Entre esses nomes, encontramos Nestor Vítor. É ele quem cuida dos títulos póstumos Evocações (1898), Faróis (1900) e dos Últimos sonetos (1905). Ainda em 1924, é dele a iniciativa de organizar uma edição com todas as obras de Cruz e Sousa.

Ao trabalho de Nestor Vítor, soma-se o cuidado de Andrade Muricy, um dos nomes mais importantes quando o assunto é a poesia simbolista brasileira; em 1961, ele organiza a edição do centenário que trouxe a público inúmeros textos inéditos, mantendo o interesse das novas gerações pela obra poética de Cruz e Sousa.


Os textos citados
ARRIGUCCI JÚNIOR, Davi. Outros achados e perdidos. São Paulo: Companhia das Letras, 1999.

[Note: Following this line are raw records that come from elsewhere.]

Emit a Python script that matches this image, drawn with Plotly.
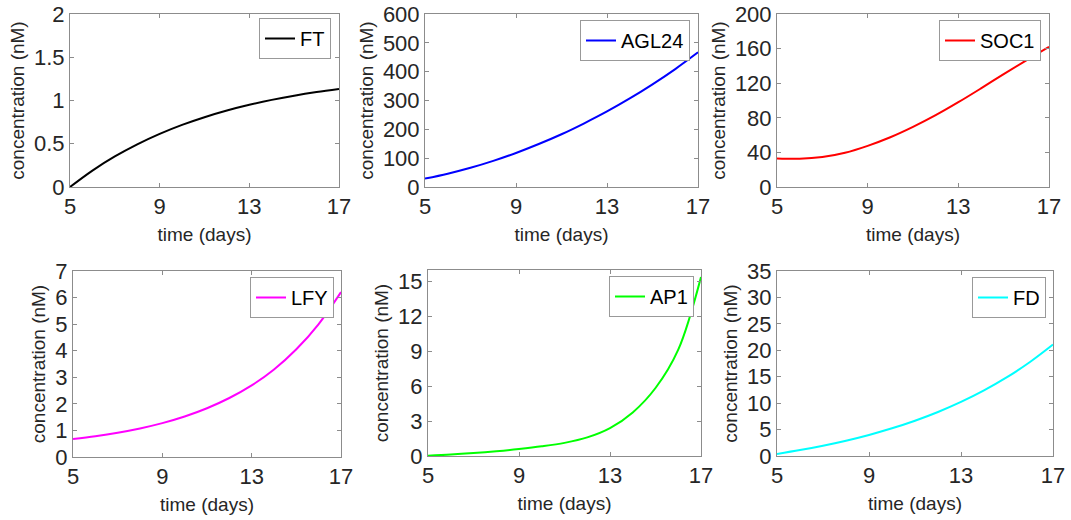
import plotly.graph_objects as go

W, H = 1071, 520

time_days = [5, 6, 7, 8, 9, 10, 11, 12, 13, 14, 15, 16, 17]
ft = [0.0, 0.19, 0.353, 0.493, 0.614, 0.718, 0.807, 0.884, 0.95, 1.007, 1.056, 1.098, 1.134]
agl24 = [29, 46, 66.5, 90.5, 118, 149, 183, 221, 262, 307, 356, 409, 467]
soc1 = [33, 32.6, 34.6, 39.6, 47.6, 57.5, 69.5, 83, 98, 114, 130.5, 146.5, 162]
lfy = [0.68, 0.785, 0.915, 1.075, 1.275, 1.525, 1.835, 2.22, 2.695, 3.295, 4.055, 5.005, 6.205]
ap1 = [0.03, 0.12, 0.25, 0.41, 0.6, 0.83, 1.13, 1.6, 2.4, 3.75, 5.85, 9.15, 15.4]
fd = [0.4, 1.12, 1.95, 2.9, 3.99, 5.24, 6.68, 8.33, 10.23, 12.41, 14.91, 17.78, 21.08]

names = ["FT", "AGL24", "SOC1", "LFY", "AP1", "FD"]
series = [ft, agl24, soc1, lfy, ap1, fd]
colors = ["#000000", "#0000ff", "#ff0000", "#ff00ff", "#00ff00", "#00ffff"]
y_ranges = [[0, 2], [0, 600], [0, 200], [0, 7], [0, 16], [0, 35]]
y_dticks = [0.5, 100, 40, 1, 3, 5]
x_ticks = [5, 9, 13, 17]

# plot areas in pixels: (left, right, top, bottom)
boxes = [(70, 339, 14, 187), (425, 698, 14, 187), (777, 1049, 14, 187),
         (73, 341, 271, 457), (428, 701, 270, 456), (777, 1053, 271, 456)]
legend_tr = [(331, 18), (690, 20), (1041, 20), (334, 277), (694, 276), (1046, 277)]

TXT = "#262626"
AX = "#8c8c8c"
FONT = "Liberation Sans, Arial, sans-serif"

fig = go.Figure()
layout = dict(
    width=W, height=H,
    margin=dict(l=0, r=0, t=0, b=0),
    paper_bgcolor="white", plot_bgcolor="white",
    font=dict(family=FONT, color=TXT),
    showlegend=True,
)

for i in range(6):
    k = "" if i == 0 else str(i + 1)
    lg = "legend" if i == 0 else f"legend{i + 1}"
    fig.add_trace(go.Scatter(
        x=time_days, y=series[i], mode="lines", name=names[i],
        line=dict(color=colors[i], width=2, shape="spline", smoothing=1.0),
        xaxis="x" + k, yaxis="y" + k, legend=lg,
    ))
    l, r, t, b = boxes[i]
    common = dict(showline=True, linecolor=AX, linewidth=1, mirror="ticks",
                  ticks="inside", ticklen=4, tickcolor=AX, showgrid=False,
                  zeroline=False, tickfont=dict(size=22, color=TXT, family=FONT),
                  automargin=False)
    layout["xaxis" + k] = dict(
        domain=[l / W, r / W], anchor="y" + k, range=[5, 17],
        tickvals=x_ticks,
        title=dict(text="time (days)", font=dict(size=19, color=TXT), standoff=9),
        **common)
    layout["yaxis" + k] = dict(
        domain=[1 - b / H, 1 - t / H], anchor="x" + k, range=y_ranges[i],
        dtick=y_dticks[i], tick0=0,
        title=dict(text="concentration (nM)", font=dict(size=19, color=TXT), standoff=4),
        **common)
    lx, ly = legend_tr[i]
    layout[lg] = dict(
        x=lx / W, y=1 - ly / H, xanchor="right", yanchor="top",
        xref="paper", yref="paper",
        bgcolor="white", bordercolor="#999999", borderwidth=1,
        font=dict(size=20, color="#000000", family=FONT),
        itemwidth=30, tracegroupgap=0,
    )

fig.update_layout(**layout)
fig.write_html("out.html")
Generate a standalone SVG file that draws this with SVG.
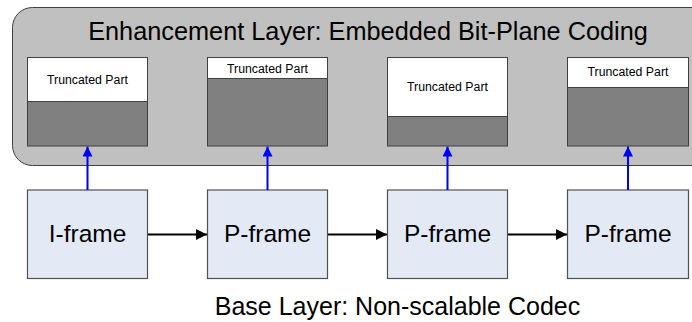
<svg xmlns="http://www.w3.org/2000/svg" width="692" height="322" viewBox="0 0 692 322">
<defs>
<marker id="ab" viewBox="0 0 10 10" refX="10" refY="5" markerWidth="5" markerHeight="5" orient="auto" markerUnits="strokeWidth"><path d="M0,0 L10,5 L0,10 z" fill="#0000ff"/></marker>
<marker id="ak" viewBox="0 0 10 10" refX="10" refY="5" markerWidth="5.5" markerHeight="5.5" orient="auto" markerUnits="strokeWidth"><path d="M0,0 L10,5 L0,10 z" fill="#000"/></marker>
</defs>
<style>
text{font-family:"Liberation Sans",Arial,sans-serif;fill:#000}
.layer{fill:#c0c0c0;stroke:#404040;stroke-width:1}
.trunc{fill:#fff;stroke:#404040;stroke-width:1}
.kept{fill:#808080;stroke:#404040;stroke-width:1}
.frame{fill:#e4eaf5;stroke:#505050;stroke-width:1.2}
.tp{font-size:12.3px;text-anchor:middle}
.fl{font-size:24.5px;text-anchor:middle}
.up{stroke:#0000ff;stroke-width:2;fill:none;marker-end:url(#ab)}
.fw{stroke:#000;stroke-width:2;fill:none;marker-end:url(#ak)}
</style>
<g id="enhancement-layer">
<rect class="layer" x="12.5" y="7.5" width="700" height="158" rx="20" ry="20"/>
<text x="368" y="39.5" font-size="25.3" text-anchor="middle">Enhancement Layer: Embedded Bit-Plane Coding</text>
</g>
<g id="ebp1">
<rect class="kept" x="27.5" y="57.5" width="120" height="88.5"/>
<rect class="trunc" x="27.5" y="57.5" width="120" height="44"/>
<text class="tp" x="87.5" y="84">Truncated Part</text>
</g>
<g id="ebp2">
<rect class="kept" x="207.5" y="57.5" width="120" height="88.5"/>
<rect class="trunc" x="207.5" y="57.5" width="120" height="21"/>
<text class="tp" x="267.5" y="72.5">Truncated Part</text>
</g>
<g id="ebp3">
<rect class="kept" x="387.5" y="57.5" width="120" height="88.5"/>
<rect class="trunc" x="387.5" y="57.5" width="120" height="59"/>
<text class="tp" x="447.5" y="91">Truncated Part</text>
</g>
<g id="ebp4">
<rect class="kept" x="567.5" y="57.5" width="121" height="88.5"/>
<rect class="trunc" x="567.5" y="57.5" width="121" height="30"/>
<text class="tp" x="628" y="76">Truncated Part</text>
</g>
<g id="f1">
<rect class="frame" x="27.5" y="190" width="120" height="88.5"/>
<text class="fl" x="87.5" y="242">I-frame</text>
</g>
<g id="f2">
<rect class="frame" x="207.5" y="190" width="120" height="88.5"/>
<text class="fl" x="267.5" y="242">P-frame</text>
</g>
<g id="f3">
<rect class="frame" x="387.5" y="190" width="120" height="88.5"/>
<text class="fl" x="447.5" y="242">P-frame</text>
</g>
<g id="f4">
<rect class="frame" x="567.5" y="190" width="121" height="88.5"/>
<text class="fl" x="628" y="242">P-frame</text>
</g>
<g id="connectors">
<line class="up" x1="87.5" y1="190" x2="87.5" y2="146.5"/>
<line class="up" x1="267.5" y1="190" x2="267.5" y2="146.5"/>
<line class="up" x1="447.5" y1="190" x2="447.5" y2="146.5"/>
<line class="up" x1="628" y1="190" x2="628" y2="146.5"/>
<line class="fw" x1="148" y1="234.5" x2="207" y2="234.5"/>
<line class="fw" x1="328" y1="234.5" x2="387" y2="234.5"/>
<line class="fw" x1="508" y1="234.5" x2="567" y2="234.5"/>
</g>
<text x="397.5" y="315" font-size="25" text-anchor="middle">Base Layer: Non-scalable Codec</text>
</svg>
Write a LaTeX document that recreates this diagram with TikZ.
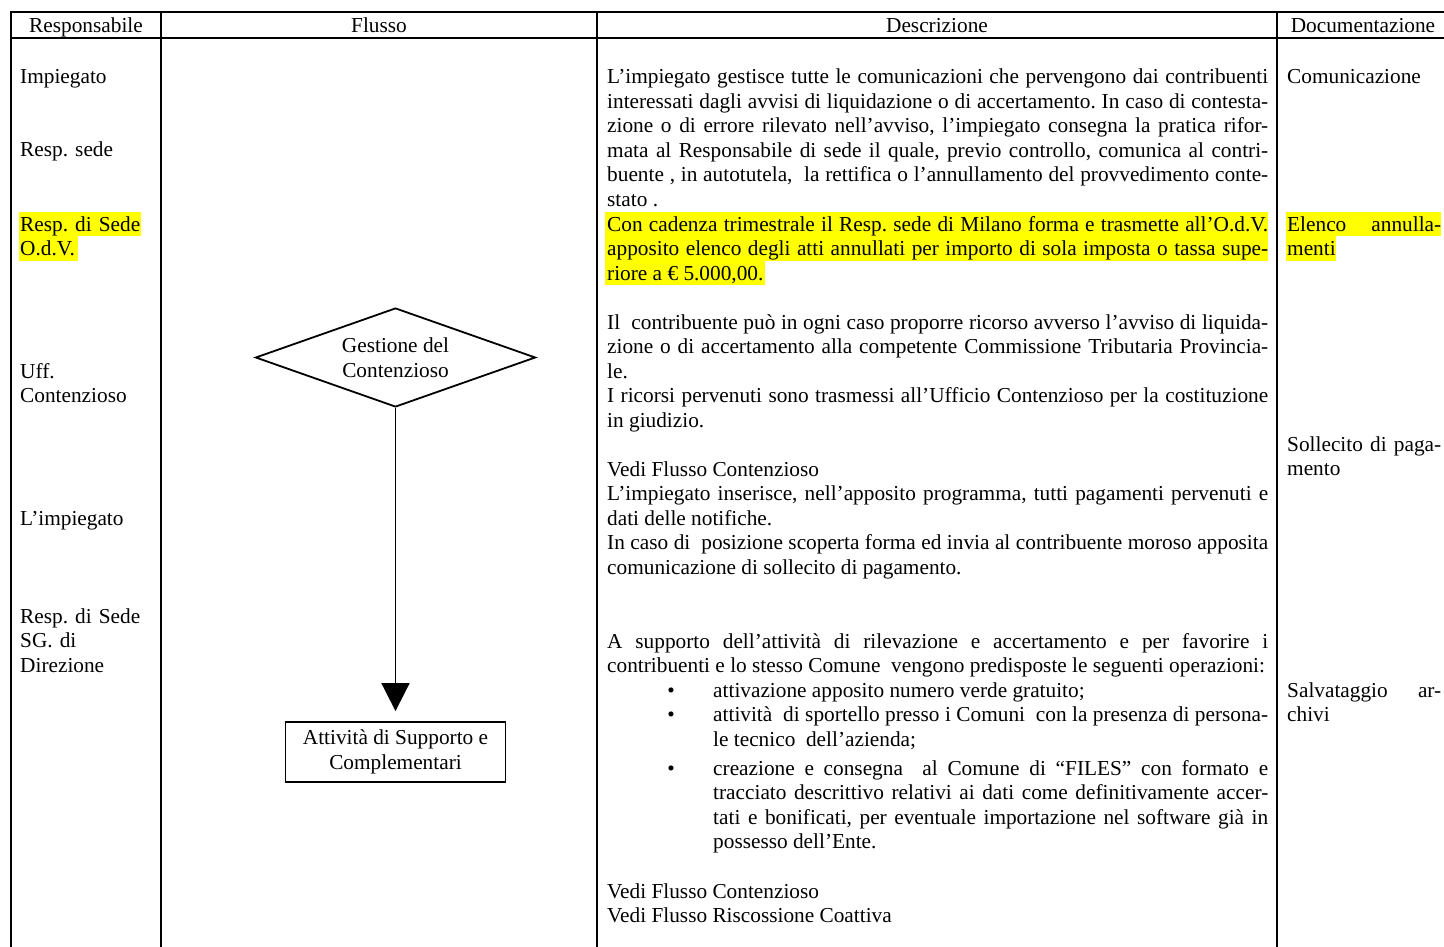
\documentclass[tikz,border=0pt]{standalone}
\usepackage{fontspec}
\setmainfont{Liberation Serif}
\usetikzlibrary{shapes.geometric,arrows.meta}
\definecolor{hlyellow}{RGB}{255,255,0}
\newcommand\cellfont{\fontsize{21.3}{24.5}\selectfont\frenchspacing
  \tolerance=10000 \hbadness=10000 \hyphenpenalty=10000 }
\begin{document}
\begin{tikzpicture}[x=1pt,y=-1pt,
  rule/.style={line width=2pt},
  hilite/.style={fill=hlyellow,draw=none},
  headtxt/.style={anchor=base,inner sep=0pt,font=\cellfont},
  resptxt/.style={anchor=base west,inner sep=0pt,font=\cellfont,text width=135pt,align=left},
  desctxt/.style={anchor=base west,inner sep=0pt,font=\cellfont,text width=661pt,align=justify},
  itemtxt/.style={anchor=base west,inner sep=0pt,font=\cellfont,text width=555pt,align=justify},
  doctxt/.style={anchor=base west,inner sep=0pt,font=\cellfont,text width=154pt,align=justify},
  bul/.style={anchor=base,inner sep=0pt,font=\cellfont},
  decision/.style={diamond,draw,line width=1.8pt,minimum width=280pt,minimum height=99pt,
    aspect=2.83,inner sep=0pt,font=\cellfont,align=center},
  process/.style={rectangle,draw,line width=1.8pt,minimum width=220pt,minimum height=60pt,
    inner sep=0pt,font=\cellfont,align=center},
  flow/.style={line width=1.8pt,-{Triangle[length=28pt,width=28pt]},shorten >=10pt}
]
\useasboundingbox (0,0) rectangle (1444,947);

% highlighted passages
\fill[hilite] (19,211.5) rectangle (141,236);
\fill[hilite] (19,236) rectangle (78,260.5);
\fill[hilite] (605,211.5) rectangle (1268,260.5);
\fill[hilite] (605,260.5) rectangle (765,285);
\fill[hilite] (1286,211.5) rectangle (1441,236);
\fill[hilite] (1286,236) rectangle (1336,260.5);

% table rules
\draw[rule] (10,12) -- (1444,12);
\draw[line width=1.6pt] (10,38) -- (1444,38);
\draw[rule] (11,12) -- (11,947);
\draw[rule] (161,12) -- (161,947);
\draw[rule] (597,12) -- (597,947);
\draw[rule] (1277,12) -- (1277,947);

% header
\node[headtxt] (hResp) at (86,32.5) {Responsabile};
\node[headtxt] (hFlusso) at (379,32.5) {Flusso};
\node[headtxt] (hDescr) at (937,32.5) {Descrizione};
\node[headtxt] (hDoc) at (1363,32.5) {Documentazione};

% responsabile column
\node[resptxt] (r1) at (20,84) {Impiegato};
\node[resptxt] (r2) at (20,157) {Resp. sede};
\node[resptxt] (r3) at (20,231) {Resp. di Sede\\O.d.V.};
\node[resptxt] (r4) at (20,378) {Uff.\\Contenzioso};
\node[resptxt] (r5) at (20,525) {L’impiegato};
\node[resptxt] (r6) at (20,623) {Resp. di Sede\\SG. di\\Direzione};

% flow column
\node[decision] (dia) at (395.5,357.5) {Gestione del\\Contenzioso};
\node[process] (box) at (395.5,752) {Attività di Supporto e\\Complementari};
\draw[flow] (dia.south) -- (box.north);

% description column
\node[desctxt] (d1) at (607,84) {L’impiegato gestisce tutte le comunicazioni che pervengono dai contribuenti\linebreak
interessati dagli avvisi di liquidazione o di accertamento. In caso di contesta-\linebreak
zione o di errore rilevato nell’avviso, l’impiegato consegna la pratica rifor-\linebreak
mata al Responsabile di sede il quale, previo controllo, comunica al contri-\linebreak
buente , in autotutela, \ la rettifica o l’annullamento del provvedimento conte-\linebreak
stato .};
\node[desctxt] (d2) at (607,231) {Con cadenza trimestrale il Resp. sede di Milano forma e trasmette all’O.d.V.\linebreak
apposito elenco degli atti annullati per importo di sola imposta o tassa supe-\linebreak
riore a € 5.000,00.};
\node[desctxt] (d3) at (607,329) {Il \ contribuente può in ogni caso proporre ricorso avverso l’avviso di liquida-\linebreak
zione o di accertamento alla competente Commissione Tributaria Provincia-\linebreak
le.\\
I ricorsi pervenuti sono trasmessi all’Ufficio Contenzioso per la costituzione\linebreak
in giudizio.};
\node[desctxt] (d4) at (607,476) {Vedi Flusso Contenzioso\\
L’impiegato inserisce, nell’apposito programma, tutti pagamenti pervenuti e\linebreak
dati delle notifiche.\\
In caso di \ posizione scoperta forma ed invia al contribuente moroso apposita\linebreak
comunicazione di sollecito di pagamento.};
\node[desctxt] (d5) at (607,648) {A supporto dell’attività di rilevazione e accertamento e per favorire i\linebreak
contribuenti e lo stesso Comune \ vengono predisposte le seguenti operazioni:};
\node[bul] (b1) at (671,697) {•};
\node[itemtxt] (i1) at (713,697) {attivazione apposito numero verde gratuito;};
\node[bul] (b2) at (671,721.5) {•};
\node[itemtxt] (i2) at (713,721.5) {attività \ di sportello presso i Comuni \ con la presenza di persona-\linebreak
le tecnico \ dell’azienda;};
\node[bul] (b3) at (671,775) {•};
\node[itemtxt] (i3) at (713,775) {creazione e consegna \ al Comune di “FILES” con formato e\linebreak
tracciato descrittivo relativi ai dati come definitivamente accer-\linebreak
tati e bonificati, per eventuale importazione nel software già in\linebreak
possesso dell’Ente.};
\node[desctxt] (d6) at (607,898) {Vedi Flusso Contenzioso\\
Vedi Flusso Riscossione Coattiva};

% documentation column
\node[doctxt] (c1) at (1287,84) {Comunicazione};
\node[doctxt] (c2) at (1287,231) {Elenco annulla-\linebreak menti};
\node[doctxt] (c3) at (1287,451) {Sollecito di paga-\linebreak mento};
\node[doctxt] (c4) at (1287,697) {Salvataggio ar-\linebreak chivi};
\end{tikzpicture}
\end{document}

BASTIDE, Roger. A poesia afro-brasileira. São Paulo: Martins, 1943. 
LEMINSKI, Paulo. Cruz e Sousa: o negro branco. São Paulo: Brasiliense, 1983.
TEIXEIRA, Ivan. Cem anos de Broquéis — sua modernidade. In: SOUSA, Cruz. Broquéis. São Paulo: Edusp, 1994 (Edição fac-similar por ocasião do centenário da obra).